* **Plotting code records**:
※
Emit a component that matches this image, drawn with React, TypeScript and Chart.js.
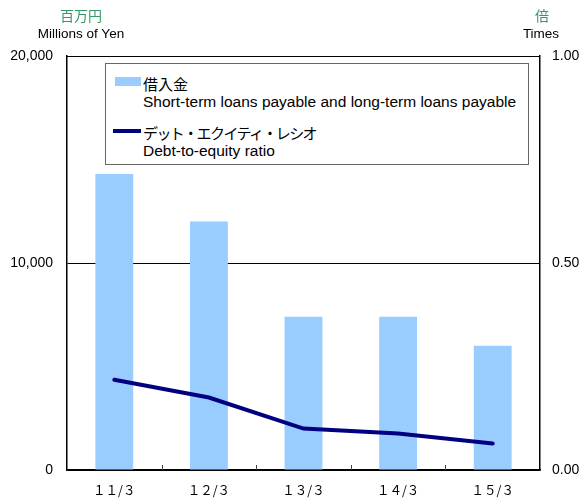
import React, { useEffect, useRef } from "react";
import { Chart, registerables } from "chart.js";

Chart.register(...registerables);

const categories = ["１１/３", "１２/３", "１３/３", "１４/３", "１５/３"];
const loans = [14300, 12000, 7400, 7400, 6000];
const debtEquity = [0.218, 0.175, 0.1, 0.088, 0.064];
const leftTicks = [0, 10000, 20000];
const rightTicks = [0, 0.5, 1];

const LATIN = '"Liberation Sans", Arial, sans-serif';
const JP = '"Noto Sans CJK JP", "Liberation Sans", sans-serif';
const GREEN = "#339966";

const innerTicks = {
  id: "innerTicks",
  afterDraw(chart: any) {
    const { ctx, chartArea } = chart;
    const xs = chart.scales.x;
    ctx.save();
    ctx.strokeStyle = "#000";
    ctx.lineWidth = 1;
    ctx.beginPath();
    ctx.moveTo(chartArea.left, chartArea.top + 0.5);
    ctx.lineTo(chartArea.right, chartArea.top + 0.5);
    ctx.stroke();
    ctx.strokeStyle = "#444";
    for (let i = 0; i < categories.length - 1; i++) {
      const x = Math.round((xs.getPixelForTick(i) + xs.getPixelForTick(i + 1)) / 2) + 0.5;
      ctx.beginPath();
      ctx.moveTo(x, chartArea.bottom);
      ctx.lineTo(x, chartArea.bottom - 5);
      ctx.stroke();
    }
    ctx.restore();
  },
};

export default function App() {
  const ref = useRef<HTMLCanvasElement>(null);
  useEffect(() => {
    const chart = new Chart(ref.current!, {
      type: "bar",
      data: {
        labels: categories,
        datasets: [
          {
            type: "line",
            label: "デット・エクイティ・レシオ",
            data: debtEquity,
            yAxisID: "y1",
            borderColor: "#000080",
            borderWidth: 4,
            pointRadius: 0,
            tension: 0,
            borderCapStyle: "round",
            order: 1,
          } as any,
          {
            type: "bar",
            label: "借入金",
            data: loans,
            yAxisID: "y",
            backgroundColor: "#99ccff",
            categoryPercentage: 1,
            barPercentage: 0.4,
            order: 2,
          },
        ],
      },
      options: {
        animation: false,
        responsive: true,
        maintainAspectRatio: false,
        layout: { padding: { top: 56, left: 0, right: 0, bottom: 0 } },
        plugins: { legend: { display: false }, tooltip: { enabled: false } },
        scales: {
          x: {
            grid: { display: false, drawTicks: false },
            border: { display: true, color: "#000", width: 1.5 },
            ticks: { color: "#000", font: { family: JP, size: 12.5 }, padding: 13 },
            afterFit(s: any) {
              s.height = 33;
            },
          },
          y: {
            position: "left",
            min: 0,
            max: 20000,
            afterBuildTicks(s: any) {
              s.ticks = leftTicks.map((v) => ({ value: v }));
            },
            ticks: {
              color: "#000",
              font: { family: LATIN, size: 14 },
              padding: 14,
              callback: (v: any) => Number(v).toLocaleString("en-US"),
            },
            grid: { color: "#000", lineWidth: 1, drawTicks: false },
            border: { display: true, color: "#000", width: 1.5 },
            afterFit(s: any) {
              s.width = 67;
            },
          },
          y1: {
            position: "right",
            min: 0,
            max: 1,
            afterBuildTicks(s: any) {
              s.ticks = rightTicks.map((v) => ({ value: v }));
            },
            ticks: {
              color: "#000",
              font: { family: LATIN, size: 14 },
              padding: 12,
              callback: (v: any) => Number(v).toFixed(2),
            },
            grid: { drawOnChartArea: false, drawTicks: false },
            border: { display: true, color: "#000", width: 1.5 },
            afterFit(s: any) {
              s.width = 42;
            },
          },
        },
      },
      plugins: [innerTicks],
    });
    return () => chart.destroy();
  }, []);

  const abs = (o: React.CSSProperties): React.CSSProperties => ({ position: "absolute", whiteSpace: "nowrap", ...o });

  return (
    <div style={{ position: "fixed", left: 0, top: 0, width: 582, height: 503, background: "#fff" }}>
      <canvas ref={ref} style={{ position: "absolute", left: 0, top: 0 }} />
      <div style={abs({ left: 81, top: 15, transform: "translate(-50%,-50%)", color: GREEN, font: `14px ${JP}` })}>百万円</div>
      <div style={abs({ left: 81, top: 33, transform: "translate(-50%,-50%)", color: "#000", font: `13.5px ${LATIN}` })}>Millions of Yen</div>
      <div style={abs({ left: 542, top: 15, transform: "translate(-50%,-50%)", color: GREEN, font: `14px ${JP}` })}>倍</div>
      <div style={abs({ left: 541, top: 33, transform: "translate(-50%,-50%)", color: "#000", font: `13.5px ${LATIN}` })}>Times</div>
      <div
        style={abs({
          left: 105,
          top: 63,
          width: 422,
          height: 100,
          border: "1px solid #666",
          background: "#fff",
        })}
      />
      <div style={abs({ left: 115, top: 77, width: 26, height: 9, background: "#99ccff" })} />
      <div style={abs({ left: 143, top: 83, transform: "translateY(-50%)", color: "#000", font: `15px ${JP}` })}>借入金</div>
      <div style={abs({ left: 143, top: 102, transform: "translateY(-50%)", color: "#000", font: `15.5px ${LATIN}` })}>
        Short-term loans payable and long-term loans payable
      </div>
      <div style={abs({ left: 113, top: 129, width: 28, height: 4, background: "#000080" })} />
      <div
        style={abs({
          left: 143,
          top: 132,
          transform: "translateY(-50%)",
          color: "#000",
          font: `15px ${JP}`,
          letterSpacing: "-1.6px",
        })}
      >
        デット・エクイティ・レシオ
      </div>
      <div style={abs({ left: 143, top: 151, transform: "translateY(-50%)", color: "#000", font: `15.5px ${LATIN}` })}>
        Debt-to-equity ratio
      </div>
      <div style={{ width: 582, height: 503 }} />
    </div>
  );
}
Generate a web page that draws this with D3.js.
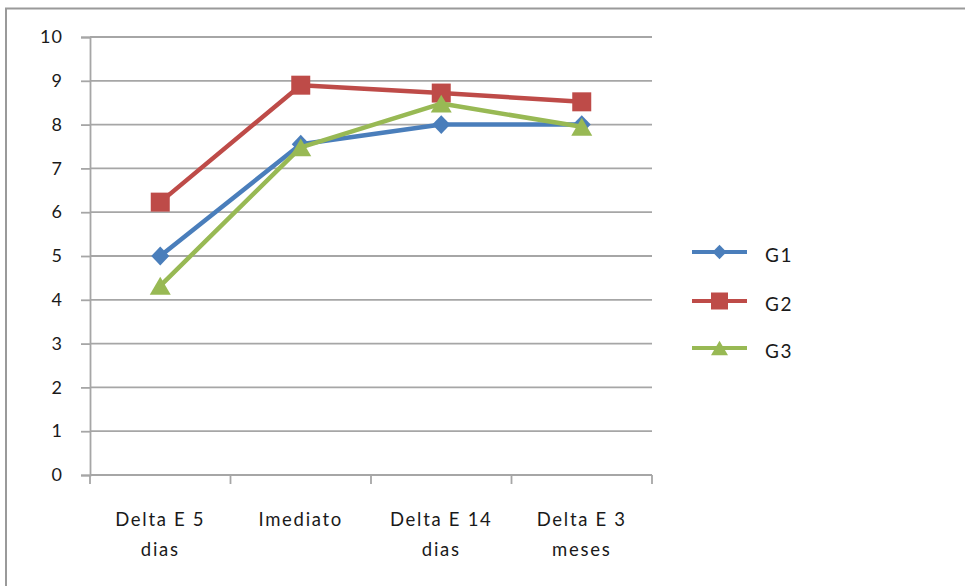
<!DOCTYPE html>
<html>
<head>
<meta charset="utf-8">
<script src="https://cdn.jsdelivr.net/npm/d3@7"></script>
<style>
  html, body { margin: 0; padding: 0; background: #fff; }
  svg { display: block; }
  text { font-family: Lato, "Open Sans", sans-serif; fill: #1a1a1a; }
</style>
</head>
<body>
<svg id="chart" width="965" height="586"></svg>
<script>
// Categories (two-line labels) and series values
const categories = ["Delta E 5 dias", "Imediato", "Delta E 14 dias", "Delta E 3 meses"];
const categoryLines = [["Delta E 5", "dias"], ["Imediato"], ["Delta E 14", "dias"], ["Delta E 3", "meses"]];
const seriesNames = ["G1", "G2", "G3"];
const g1 = [5.0, 7.55, 8.0, 8.0];
const g2 = [6.23, 8.9, 8.72, 8.52];
const g3 = [4.32, 7.48, 8.48, 7.95];
const yTicks = [0, 1, 2, 3, 4, 5, 6, 7, 8, 9, 10];

const seriesValues = [g1, g2, g3];
const colors = ["#4A7EBB", "#BE4B48", "#98B954"];

// marker shapes: size = half-width in px
const diamond = { draw(ctx, r) { ctx.moveTo(0, -r * 1.05); ctx.lineTo(r, 0); ctx.lineTo(0, r * 1.05); ctx.lineTo(-r, 0); ctx.closePath(); } };
const square = { draw(ctx, r) { ctx.rect(-r, -r, 2 * r, 2 * r); } };
const triangle = { draw(ctx, r) { const h = r * 0.85; ctx.moveTo(0, -h); ctx.lineTo(r, h); ctx.lineTo(-r, h); ctx.closePath(); } };
const symbols = [diamond, square, triangle];
const markerR = [9, 9.5, 10.5];
const legendR = [7, 8.5, 8.5];

const svg = d3.select("#chart");

// outer chart frame (top and left edges)
svg.append("path")
  .attr("d", "M6,586 V8.5 H965")
  .attr("fill", "none")
  .attr("stroke", "#9a9a9a")
  .attr("stroke-width", 2);

const plotLeft = 90, plotRight = 652, plotTop = 37, plotBottom = 475;

const x = d3.scaleBand().domain(categories).range([plotLeft, plotRight]);
const y = d3.scaleLinear().domain([0, 10]).range([plotBottom, plotTop]);

// horizontal gridlines
svg.append("g")
  .selectAll("line")
  .data(yTicks)
  .join("line")
  .attr("x1", plotLeft).attr("x2", plotRight)
  .attr("y1", d => y(d)).attr("y2", d => y(d))
  .attr("stroke", "#a6a6a6")
  .attr("stroke-width", 1.8);

// y axis
const yAxis = svg.append("g")
  .attr("transform", `translate(${plotLeft},0)`)
  .call(d3.axisLeft(y).tickValues(yTicks).tickSize(9).tickPadding(18).tickFormat(d3.format("d")));
yAxis.select(".domain").attr("stroke", "#a6a6a6").attr("stroke-width", 1.8);
yAxis.selectAll(".tick line").attr("stroke", "#a6a6a6").attr("stroke-width", 1.8);
yAxis.selectAll(".tick text")
  .attr("font-size", 18)
  .attr("letter-spacing", 1)
  .attr("font-family", "Lato, sans-serif")
  .attr("fill", "#1a1a1a");

// x axis: ticks at band boundaries
const xAxisG = svg.append("g");
xAxisG.append("line")
  .attr("x1", plotLeft).attr("x2", plotRight)
  .attr("y1", plotBottom).attr("y2", plotBottom)
  .attr("stroke", "#a6a6a6").attr("stroke-width", 1.8);
const boundaries = categories.map(c => x(c)).concat([x(categories[categories.length - 1]) + x.bandwidth()]);
xAxisG.selectAll("line.tk")
  .data(boundaries)
  .join("line")
  .attr("class", "tk")
  .attr("x1", d => d).attr("x2", d => d)
  .attr("y1", plotBottom).attr("y2", plotBottom + 9)
  .attr("stroke", "#a6a6a6").attr("stroke-width", 1.8);

// category labels
const labels = xAxisG.selectAll("text.cat")
  .data(categories)
  .join("text")
  .attr("class", "cat")
  .attr("text-anchor", "middle")
  .attr("font-size", 18.5)
  .attr("letter-spacing", 1.7)
  .attr("x", d => x(d) + x.bandwidth() / 2)
  .attr("y", 526);
labels.each(function(d, i) {
  const t = d3.select(this);
  categoryLines[i].forEach((ln, j) => {
    t.append("tspan")
      .attr("x", x(d) + x.bandwidth() / 2)
      .attr("dy", j === 0 ? 0 : 30)
      .text(ln);
  });
});

// series lines and markers
const line = d3.line()
  .x((d, i) => x(categories[i]) + x.bandwidth() / 2)
  .y(d => y(d));

seriesValues.forEach((vals, s) => {
  const g = svg.append("g");
  g.append("path")
    .datum(vals)
    .attr("d", line)
    .attr("fill", "none")
    .attr("stroke", colors[s])
    .attr("stroke-width", 4.5)
    .attr("stroke-linejoin", "round");
  g.selectAll("path.mk")
    .data(vals)
    .join("path")
    .attr("class", "mk")
    .attr("d", d3.symbol().type(symbols[s]).size(markerR[s]))
    .attr("transform", (d, i) => `translate(${x(categories[i]) + x.bandwidth() / 2},${y(d)})`)
    .attr("fill", colors[s]);
});

// legend
const legendY = [252, 301, 348];
const legend = svg.append("g");
seriesNames.forEach((name, s) => {
  const ly = legendY[s];
  legend.append("line")
    .attr("x1", 692).attr("x2", 747)
    .attr("y1", ly).attr("y2", ly)
    .attr("stroke", colors[s]).attr("stroke-width", 4);
  legend.append("path")
    .attr("d", d3.symbol().type(symbols[s]).size(legendR[s])())
    .attr("transform", `translate(719.5,${ly})`)
    .attr("fill", colors[s]);
  legend.append("text")
    .attr("x", 765)
    .attr("y", ly + 10)
    .attr("font-size", 19)
    .attr("letter-spacing", 1.5)
    .text(name);
});
</script>
</body>
</html>
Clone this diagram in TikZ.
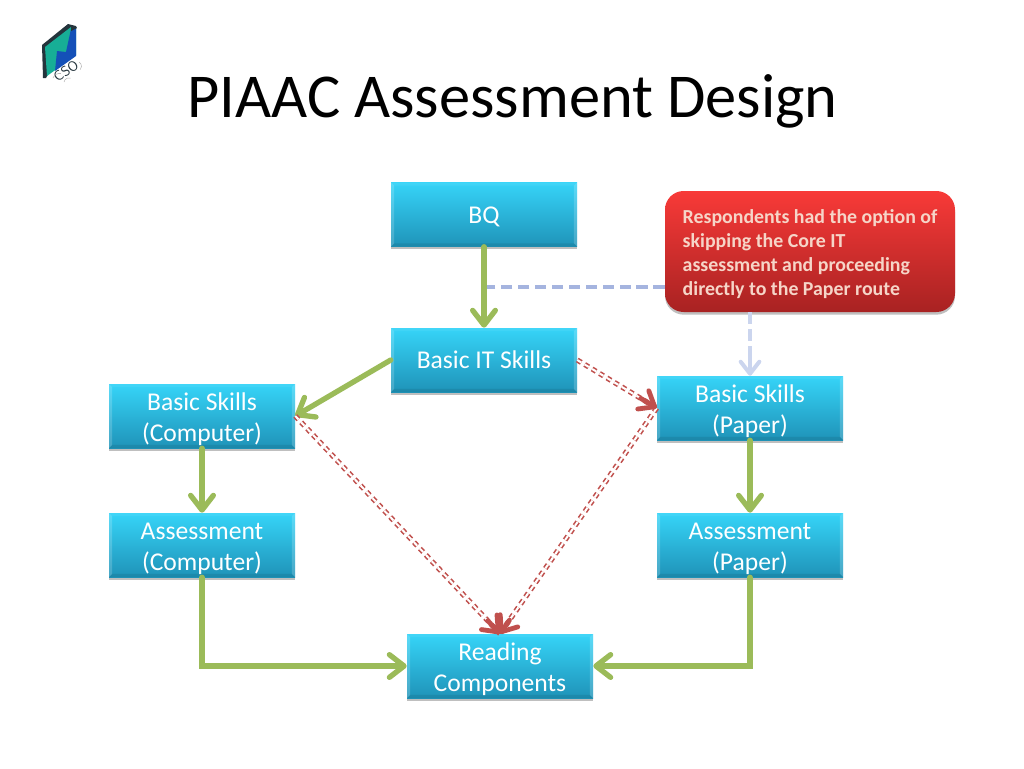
\documentclass[tikz,border=0pt]{standalone}
\usepackage{fontspec}
\setmainfont{Carlito}
\usetikzlibrary{arrows.meta,calc,shadows}

\definecolor{boxtop}{HTML}{36D4F8}
\definecolor{boxbottom}{HTML}{1F93B8}
\definecolor{redtop}{HTML}{F83A38}
\definecolor{redbottom}{HTML}{A82222}
\definecolor{linkgreen}{HTML}{9BBB59}
\definecolor{linkred}{HTML}{C0504D}
\definecolor{linkblue}{HTML}{A5B4DF}
\definecolor{linkpale}{HTML}{CBD5EE}
\definecolor{notetext}{HTML}{F6D5C8}
\definecolor{logoteal}{HTML}{17AE96}
\definecolor{logoblue}{HTML}{1450B8}
\definecolor{logodark}{HTML}{24343C}

\newcommand\firstline[1]{\rule{0pt}{#1}}

\tikzset{
    bevel/.style={
        path picture={
            \coordinate (nw) at (path picture bounding box.north west);
            \coordinate (ne) at (path picture bounding box.north east);
            \coordinate (sw) at (path picture bounding box.south west);
            \coordinate (se) at (path picture bounding box.south east);
            \fill[white,opacity=.18] (nw) -- ([shift={(2.4pt,-2.4pt)}]nw) -- ([shift={(2.4pt,2.4pt)}]sw) -- (sw) -- cycle;
            \fill[white,opacity=.18] (ne) -- ([shift={(-2.4pt,-2.4pt)}]ne) -- ([shift={(-2.4pt,2.4pt)}]se) -- (se) -- cycle;
            \fill[white,opacity=.06] (nw) -- ([shift={(2.4pt,-2.4pt)}]nw) -- ([shift={(-2.4pt,-2.4pt)}]ne) -- (ne) -- cycle;
            \fill[black,opacity=.08] (sw) -- ([shift={(2.4pt,2.4pt)}]sw) -- ([shift={(-2.4pt,2.4pt)}]se) -- (se) -- cycle;
        }
    },
    bluebox/.style={
        bevel, top color=boxtop, bottom color=boxbottom, text=white,
        minimum width=139.5pt, minimum height=48pt, inner sep=0pt, align=center,
        font=\fontsize{19.2}{23.2}\selectfont,
        drop shadow={shadow xshift=0pt, shadow yshift=-2pt, opacity=.25, fill=black}
    },
    notebox/.style={
        top color=redtop, bottom color=redbottom, text=notetext, rounded corners=14pt,
        minimum width=217.5pt, minimum height=90.75pt, inner sep=0pt, align=left,
        font=\fontsize{14.9}{18}\selectfont\bfseries,
        drop shadow={shadow xshift=0pt, shadow yshift=-2pt, opacity=.25, fill=black}
    },
    greenlink/.style={
        draw=linkgreen, line width=4pt, line cap=round,
        -{Straight Barb[round, length=11pt, width=17pt, line width=0pt 1 1]}
    },
    redlink/.style={draw=linkred, line width=1.2pt, double=white, double distance=1.5pt, dash pattern=on 3.5pt off 3pt},
    redtip/.style={
        draw=linkred, line width=3.6pt, line cap=round,
        -{Straight Barb[round, length=10pt, width=16pt, line width=0pt 1 1]}
    },
    bluelink/.style={draw=linkblue, line width=3pt, dash pattern=on 8.5pt off 4.2pt},
    palelink/.style={
        draw=linkpale, line width=3pt, dash pattern=on 8.5pt off 4.2pt
    },
    paletip/.style={
        draw=linkpale, line width=3pt, line cap=round,
        -{Straight Barb[round, length=9pt, width=14pt, line width=0pt 1 1]}
    }
}

\begin{document}
\begin{tikzpicture}[x=.75pt,y=-.75pt]

\useasboundingbox (0,0) rectangle (1024,768);

\node[anchor=base west, inner sep=0pt, font=\fontsize{46.8}{50}\selectfont] (title) at (187,117) {PIAAC Assessment Design};

\fill[logodark] (42,45) -- (68,24) -- (76,26) -- (46,78) -- (43,78) -- cycle;
\fill[logoteal] (45,47) -- (71,27) -- (76,27) -- (76,55) -- (47,76) -- cycle;
\fill[logoblue] (76,27) -- (76,56) -- (55,71) -- (57,51) -- (66,52) -- (71,29) -- cycle;
\fill[logodark] (71,27) -- (76,26) -- (77,28) -- (71,31) -- cycle;
\node[rotate=35, inner sep=0pt, text=logodark, font=\sffamily\fontsize{10.5}{11}\selectfont\addfontfeatures{LetterSpace=12}] (logotext) at (66,71) {CSO};
\draw[gray!60, line width=.4pt] (53,78) arc (200:280:7);
\draw[gray!60, line width=.4pt] (79,62) arc (-60:40:5);
\draw[gray!60, line width=.4pt] (64,82) arc (190:290:5);

\node[bluebox] (bq) at (484,214.5) {\firstline{16pt}BQ};
\node[bluebox] (itskills) at (484,360) {Basic IT Skills};
\node[bluebox] (compskills) at (202,416) {\firstline{17.5pt}Basic Skills\\(Computer)};
\node[bluebox] (paperskills) at (750,408) {\firstline{17.5pt}Basic Skills\\(Paper)};
\node[bluebox] (compassess) at (202,545) {\firstline{17.5pt}Assessment\\(Computer)};
\node[bluebox] (paperassess) at (750,545) {\firstline{17.5pt}Assessment\\(Paper)};
\node[bluebox] (reading) at (500,666) {\firstline{17.5pt}Reading\\Components};
\node[notebox] (note) at (810,251.5) {\firstline{14pt}Respondents had the option of\\skipping the Core IT\\assessment and proceeding\\directly to the Paper route};

\coordinate (skipend) at (480,287);

\draw[bluelink] (note.west |- skipend) -- (skipend);
\draw[palelink] (paperskills.north |- note.south) -- ([yshift=10pt]paperskills.north);
\draw[paletip] ([yshift=14pt]paperskills.north) -- (paperskills.north);

\foreach \linkfrom/\linkto in {bq.south/itskills.north, itskills.west/compskills.east, compskills.south/compassess.north, paperskills.south/paperassess.north}
    \draw[greenlink] (\linkfrom) -- (\linkto);

\draw[greenlink] (compassess.south) |- (reading.west);
\draw[greenlink] (paperassess.south) |- (reading.east);

\foreach \linkfrom/\linkto in {itskills.east/paperskills.west, compskills.east/reading.north, paperskills.west/reading.north}
    \draw[redlink] (\linkfrom) -- (\linkto);

\draw[redtip] ($(itskills.east)!.8!(paperskills.west)$) -- (paperskills.west);
\draw[redtip] ($(compskills.east)!.94!(reading.north)$) -- (reading.north);
\draw[redtip] ($(paperskills.west)!.94!(reading.north)$) -- (reading.north);

\end{tikzpicture}
\end{document}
※
* **Problem requirements**: Skip the pictures and restate exactly the lines from the beginning of the listing to the line with "const rightTicks = [0, 0.5, 1];", that line included.

* **Complete response**:
Emit a component that matches this image, drawn with React, TypeScript and Chart.js.
import React, { useEffect, useRef } from "react";
import { Chart, registerables } from "chart.js";

Chart.register(...registerables);

const categories = ["１１/３", "１２/３", "１３/３", "１４/３", "１５/３"];
const loans = [14300, 12000, 7400, 7400, 6000];
const debtEquity = [0.218, 0.175, 0.1, 0.088, 0.064];
const leftTicks = [0, 10000, 20000];
const rightTicks = [0, 0.5, 1];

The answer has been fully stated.